Tests did not reveal anything untoward, so I researched if what I ate was a factor. After a few years of trying different approaches, I removed most carbs and processed food from my diet, ignoring public health advice. On 1 November 2017 I went from eating about 330 grams of carbs a day to a tenth of that. Today I still eat real food low in carbs, avoiding sugar, grains, processed food and processed seed oils.

What happened was unexpected. I began to feel better than I had done so for decades. Headaches, fatigue and most other problems disappeared – no afternoon naps were needed.  Even my mood was much better. I became calmer, and could concentrate for longer. Winter colds became fewer, shorter, less severe, and summer hay fever never happened again. Now in autumn 2020, approaching my seventieth birthday, my health continues to be good, perhaps still improving. I enjoy this way of eating and see no reason to change back to the old ways that were obviously causing me harm.

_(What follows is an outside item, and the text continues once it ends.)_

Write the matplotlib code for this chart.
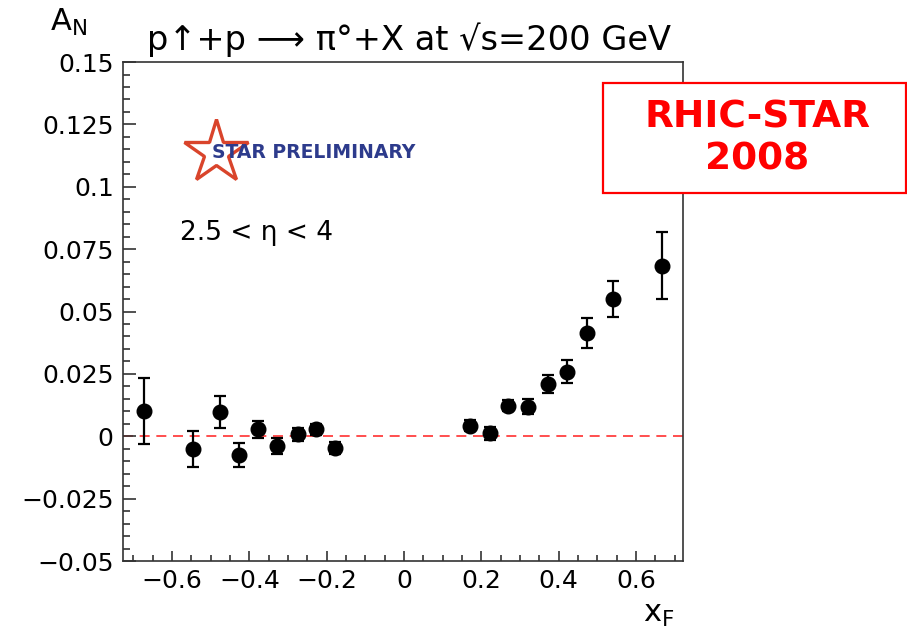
import matplotlib
matplotlib.use("Agg")
import matplotlib.pyplot as plt
from matplotlib.patches import Rectangle
from matplotlib.ticker import MultipleLocator, FixedLocator

# STAR pi0 A_N vs x_F
xf_neg = [-0.672, -0.545, -0.477, -0.428, -0.378, -0.329, -0.275, -0.228, -0.178]
an_neg = [0.0100, -0.0050, 0.0096, -0.0074, 0.0029, -0.0039, 0.0009, 0.0029, -0.0048]
err_neg = [0.0132, 0.0072, 0.0064, 0.0048, 0.0034, 0.0031, 0.0026, 0.0022, 0.0025]

xf_pos = [0.171, 0.223, 0.269, 0.321, 0.372, 0.422, 0.473, 0.540, 0.668]
an_pos = [0.0042, 0.0012, 0.0123, 0.0119, 0.0210, 0.0259, 0.0415, 0.0549, 0.0684]
err_pos = [0.0022, 0.0025, 0.0023, 0.0031, 0.0037, 0.0047, 0.0061, 0.0072, 0.0135]

y_ticks = [-0.05, -0.025, 0, 0.025, 0.05, 0.075, 0.1, 0.125, 0.15]
y_labels = ["\u22120.05", "\u22120.025", "0", "0.025", "0.05", "0.075", "0.1", "0.125", "0.15"]
x_ticks = [-0.6, -0.4, -0.2, 0, 0.2, 0.4, 0.6]
x_labels = ["\u22120.6", "\u22120.4", "\u22120.2", "0", "0.2", "0.4", "0.6"]

plt.rcParams['font.family'] = ['DejaVu Sans']

fig = plt.figure(figsize=(9.07, 6.33), dpi=100)
ax = fig.add_axes([0.136, 0.1137, 0.6167, 0.7883])

frame_col = "#333333"
for s in ax.spines.values():
    s.set_linewidth(1.2)
    s.set_color(frame_col)

ax.set_xlim(-0.726, 0.721)
ax.set_ylim(-0.05, 0.15)

ax.axhline(0, color="#ff3030", lw=1.2, dashes=(6, 4), zorder=1)

for xs, ys, es in [(xf_neg, an_neg, err_neg), (xf_pos, an_pos, err_pos)]:
    ax.errorbar(xs, ys, yerr=es, fmt="o", color="black", ms=10.5,
                elinewidth=1.6, capsize=4.5, capthick=1.6, zorder=3)

ax.yaxis.set_major_locator(FixedLocator(y_ticks))
ax.set_yticklabels(y_labels)
ax.yaxis.set_minor_locator(MultipleLocator(0.005))
ax.xaxis.set_major_locator(FixedLocator(x_ticks))
ax.set_xticklabels(x_labels)
ax.xaxis.set_minor_locator(MultipleLocator(0.05))

ax.tick_params(which="both", direction="in", top=False, right=False,
               color=frame_col, width=1.2, labelsize=18)
ax.tick_params(axis="y", which="major", length=9.5, pad=7)
ax.tick_params(axis="y", which="minor", length=5)
ax.tick_params(axis="x", which="major", length=7.5, pad=6)
ax.tick_params(axis="x", which="minor", length=4)

# title and axis labels, ROOT style
fig.text(147 / 907, 1 - 50 / 633, "p\u2191+p \u27f6 \u03c0\u00b0+X at \u221as=200 GeV",
         fontsize=24.2, va="baseline", ha="left")
fig.text(50 / 907, 1 - 31 / 633, r"A$_\mathregular{N}$", fontsize=22,
         va="baseline", ha="left")
fig.text(643 / 907, 1 - 622 / 633, r"x$_\mathregular{F}$", fontsize=22,
         va="baseline", ha="left")

fig.text(180 / 907, 1 - 240 / 633, "2.5 < \u03b7 < 4", fontsize=19,
         va="baseline", ha="left")

# STAR preliminary logo
ax.plot([0.1657], [0.82], marker="*", ms=48, mfc="none", mec="#d9442b",
        mew=2.4, transform=ax.transAxes, clip_on=False, zorder=4)
fig.text(212 / 907, 1 - 153 / 633, "STAR PRELIMINARY", fontsize=13.5,
         fontweight="bold", color="#2d3b8c", va="center", ha="left", zorder=5)

# RHIC-STAR 2008 box on top of the frame
box = Rectangle((602.7 / 907, 1 - 192.7 / 633), (906 - 602.7) / 907, (192.7 - 83.3) / 633,
                transform=fig.transFigure, facecolor="white", edgecolor="red",
                lw=1.6, zorder=10)
fig.patches.append(box)
fig.text(757 / 907, 1 - 118 / 633, "RHIC-STAR", fontsize=27, fontweight="bold",
         color="red", ha="center", va="center", zorder=11)
fig.text(757 / 907, 1 - 160 / 633, "2008", fontsize=27, fontweight="bold",
         color="red", ha="center", va="center", zorder=11)

fig.savefig("out.png", dpi=100)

Back then at the beginning of November 2017 my weight was 95 kg and 3 months later I had lost 12 kg, and for the next two and half years up to June 2020 my weight remained constant. So what happened after June? Let me explain.

For the last eight years I have exercised mainly on an indoor rowing machine, which is hard work, but rewarding. The rower tells me very precisely how well I am performing. At my age it is hard to slow the inevitable consequences of getting older, not that I am giving up that easily.

I noticed that when my weight increased slightly, I did a bit better on my rower. So I thought I would try an experiment to gain weight, but without increasing carbs or fat intake, but only increasing protein. In June I started to eat more meat, and also supplementing with some plain whey protein and bovine collagen both with no additives or sweeteners. The result has been that I gained almost 4 kg over 4 months without any increase in waist size, meaning that it is likely to be a gain in muscle and not fat. To my delight, my rowing scores are now at the same level they were almost 4 years ago and still improving again.

For me adding more protein to my diet has been a success, and there have been no downsides. I did look at the science and also the myths surrounding a higher protein diet.  It was the science that convinced me that it wasn’t just safe but was likely to be beneficial. 

As we grow older we lose muscle mass – age-related sarcopenia. This quote comes from a paper (Liao et al Feb 2019) on the effects of whey protein with age-related sarcopenia. “Available evidence suggests that supplementation with proteins, especially whey protein, holds the potential to prevent sarcopenia. Protein intake plays a critical role in muscle mass, strength and functionality in general and especially important for elder people.”